Liberale russische Medien machen sich über solche rechtsextremen Eiferer nach wie vor gern lustig, allerdings nicht zu offensichtlich, was ideologisch gefährlich wäre. Das Wirtschaftsblatt "Kommersant" sagte mit Blick auf die Buchmacher in diesem Jahr den Erfolg des kroatischen Teilnehmers Marko Purišić ("Baby Lasagna") voraus, und zwar unter der ironischen Schlagzeile "Abschied von den Kühen": "Das Lied, das er für den Wettbewerb geschrieben hat, im Pop-Rhythmus und unterlegt mit dominierenden Gitarren, heißt 'Rim Tim Tagi Dim'. Die Hauptfigur ist ein junger Kroate, der seine Kuh verkauft hat, um auszuwandern. Der Titel des Liedes wurde dem Refrain eines fiktiven Volksliedes aus dem Heimatdorf des vorgestellten Helden entlehnt. Balkanländer gewinnen den ESC selten, erregen aber immer Aufmerksamkeit. Meistens handelt es sich um musikalisch simple, aber sehr fröhliche Nummern mit einem unverzichtbaren Folklore-Element."

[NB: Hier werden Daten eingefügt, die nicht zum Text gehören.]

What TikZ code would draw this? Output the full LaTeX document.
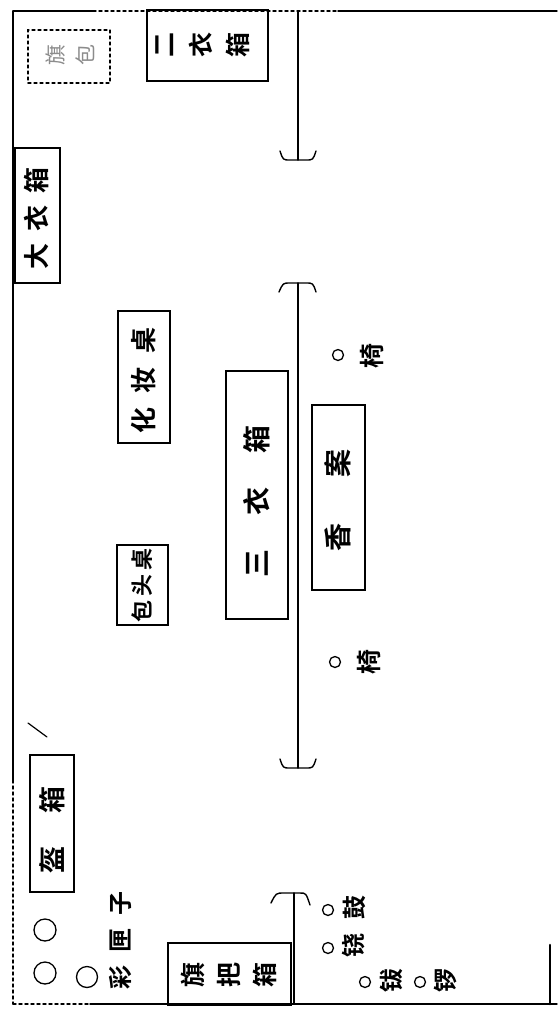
\documentclass[tikz,border=0pt]{standalone}
\usepackage{fontspec}
\newfontfamily\cjk{Noto Sans CJK SC}[BoldFont={Noto Sans CJK SC Bold}]
\begin{document}
\begin{tikzpicture}[x=1pt,y=-1pt, line cap=round,
  wall/.style={line width=1.4pt},
  boxshape/.style={draw, line width=1.3pt, inner sep=0pt, rectangle},
  lab/.style={rotate=90, inner sep=0pt, align=center},
  seat/.style={draw, circle, line width=1.3pt, inner sep=0pt, minimum size=11pt}]
\useasboundingbox[fill=white] (0,0) rectangle (557,1012);

% outer border
\coordinate (c1) at (13,11);
\coordinate (c2) at (557,11);
\coordinate (c4) at (13,1004);
\coordinate (c3) at (557,1004);
\draw[wall] (c1) -- (93,11);
\draw[wall, dashed] (93,11) -- (338,11);
\draw[wall] (338,11) -- (c2);
\draw[wall] (c1) -- (13,780);
\draw[wall, dashed] (13,780) -- (c4);
\draw[wall, dashed] (c4) -- (90,1004);
\draw[wall] (90,1004) -- (c3);
\draw[line width=2.6pt] (550,945) -- (550,1004);
\draw[line width=1.2pt] (28,723) -- (47,737);

% boxes
\node[boxshape, minimum width=121pt, minimum height=71pt] (b2) at (207.5,45.5) {};
\node[boxshape, dashed, minimum width=82pt, minimum height=53pt] (bq) at (69,56.5) {};
\node[boxshape, minimum width=45pt, minimum height=135pt] (b1) at (37.5,215.5) {};
\node[boxshape, minimum width=52pt, minimum height=132pt] (bh) at (144,377) {};
\node[boxshape, minimum width=51pt, minimum height=80pt] (bb) at (142.5,585) {};
\node[boxshape, minimum width=62pt, minimum height=248pt] (b3) at (257,495) {};
\node[boxshape, minimum width=53pt, minimum height=185pt] (bx) at (338.5,497.5) {};
\node[boxshape, minimum width=44pt, minimum height=137pt] (bk) at (52,823.5) {};
\node[boxshape, minimum width=123pt, minimum height=62pt] (bf) at (229.5,974) {};

% labels
\node[lab, font=\cjk\bfseries\fontsize{25}{37}\selectfont] (t2) at (203,45) {二\\衣\\箱};
\node[lab, font=\cjk\fontsize{21}{30}\selectfont, text=black!45] (tq) at (70,55) {旗\\包};
\node[lab, font=\cjk\bfseries\fontsize{26}{30}\selectfont] (t1) at (37,218) {大\hspace{12pt}衣\hspace{12pt}箱};
\node[lab, font=\cjk\bfseries\fontsize{26}{30}\selectfont] (th) at (144,380) {化\hspace{14pt}妆\hspace{14pt}桌};
\node[lab, font=\cjk\bfseries\fontsize{22}{26}\selectfont] (tb) at (142,585) {包\hspace{4pt}头\hspace{4pt}桌};
\node[lab, font=\cjk\bfseries\fontsize{28}{32}\selectfont] (t3) at (257,501) {三\hspace{34pt}衣\hspace{34pt}箱};
\node[lab, font=\cjk\bfseries\fontsize{28}{32}\selectfont] (tx) at (338,500) {香\hspace{46pt}案};
\node[lab, font=\cjk\bfseries\fontsize{27}{30}\selectfont] (tk) at (52,830) {盔\hspace{33pt}箱};
\node[lab, font=\cjk\bfseries\fontsize{24}{28}\selectfont] (tc) at (120,940) {彩\hspace{13pt}匣\hspace{13pt}子};
\node[lab, font=\cjk\bfseries\fontsize{25}{36}\selectfont] (tf) at (229,975) {旗\\把\\箱};

% chairs
\node[seat] (s1) at (338,355) {};
\node[lab, font=\cjk\bfseries\fontsize{25}{28}\selectfont] (y1) at (372,356) {椅};
\node[seat] (s2) at (335,662) {};
\node[lab, font=\cjk\bfseries\fontsize{25}{28}\selectfont] (y2) at (369,662) {椅};

% small circles bottom-left
\node[seat, minimum size=22pt] (o1) at (45,930) {};
\node[seat, minimum size=22pt] (o2) at (45,973) {};
\node[seat, minimum size=21pt] (o3) at (87,977) {};

% percussion
\node[seat] (p1) at (328,910) {};
\node[lab, font=\cjk\bfseries\fontsize{24}{28}\selectfont] (q1) at (354,907) {鼓};
\node[seat] (p2) at (328,948) {};
\node[lab, font=\cjk\bfseries\fontsize{24}{28}\selectfont] (q2) at (354,945) {铙};
\node[seat] (p3) at (365,982) {};
\node[lab, font=\cjk\bfseries\fontsize{24}{28}\selectfont] (q3) at (391,980) {钹};
\node[seat] (p4) at (420,982) {};
\node[lab, font=\cjk\bfseries\fontsize{24}{28}\selectfont] (q4) at (446,980) {锣};

% top line with cap
\coordinate (u1) at (298,11);
\coordinate (u2) at (298,160);
\draw[wall] (u1) -- (u2);
\draw[wall] ([shift={(-18,-9)}]u2) .. controls ([shift={(-15,0)}]u2) .. ([shift={(-8,0)}]u2) -- ([shift={(8,0)}]u2) .. controls ([shift={(15,0)}]u2) .. ([shift={(18,-9)}]u2);

% middle line with caps
\coordinate (m1) at (298,283);
\coordinate (m2) at (298,768);
\draw[wall] (m1) -- (m2);
\draw[wall] ([shift={(-19,9)}]m1) .. controls ([shift={(-15,0)}]m1) .. ([shift={(-8,0)}]m1) -- ([shift={(8,0)}]m1) .. controls ([shift={(15,0)}]m1) .. ([shift={(18,9)}]m1);
\draw[wall] ([shift={(-18,-9)}]m2) .. controls ([shift={(-15,0)}]m2) .. ([shift={(-8,0)}]m2) -- ([shift={(8,0)}]m2) .. controls ([shift={(15,0)}]m2) .. ([shift={(18,-9)}]m2);

% bottom line with cap
\coordinate (d1) at (294,893);
\coordinate (d2) at (294,1004);
\draw[wall] (d1) -- (d2);
\draw[wall] ([shift={(-23,10)}]d1) .. controls ([shift={(-18,0)}]d1) .. ([shift={(-10,0)}]d1) -- ([shift={(6,0)}]d1) .. controls ([shift={(12,0)}]d1) .. ([shift={(16,12)}]d1);
\end{tikzpicture}
\end{document}
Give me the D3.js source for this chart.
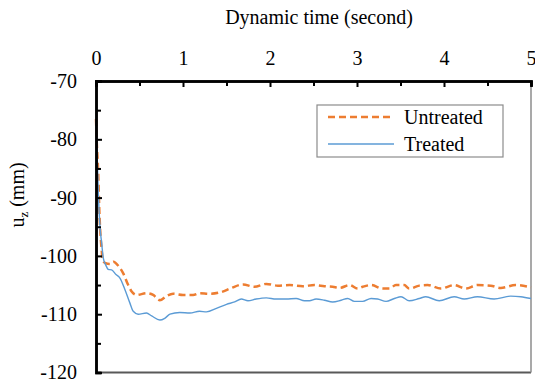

Russlands ESC-Sieger ist "begeisterter Junggeselle"

Russland nahm erstmals 1994 am ESC teil und gewann den Wettbewerb 2008 sogar, weswegen Moskau ein Jahr darauf Austragungsort war. Der beim Finale in Belgrad siegreiche Sänger Dima Bilan ("Believe") hatte 2006 in Athen ("Never Let You Go") bereits den 2. Platz belegt. Bilan war einer der Stars auf der oben erwähnten, von der Propaganda viel geschmähten "Nacktparty" in Moskau. Der "begeisterte Junggeselle" ist Mitglied der rechtsnationalen russischen Liberaldemokraten und gilt als absolut systemtreu. Er wurde von der Ukraine und Kanada sanktioniert.

Vor seiner ESC-Teilnahme 2008 hatte Bilan versprochen, im Fall eines Sieges eine Freundin zu heiraten, was er allerdings nicht in die Tat umsetzte. Als er kürzlich bei einem TV-Auftritt einen Ring am Finger trug, überschlugen sich die russischen Medien mit romantischen Spekulationen: "Wir können nur raten und darauf warten, dass Bilan der Öffentlichkeit alles selbst erzählt." Zur "Buße" für seine Anwesenheit bei der "Nacktparty" reiste der Künstler im Januar in den Donbass und adoptierte dort medienwirksam eine schwarze Katze aus dem örtlichen Tierheim.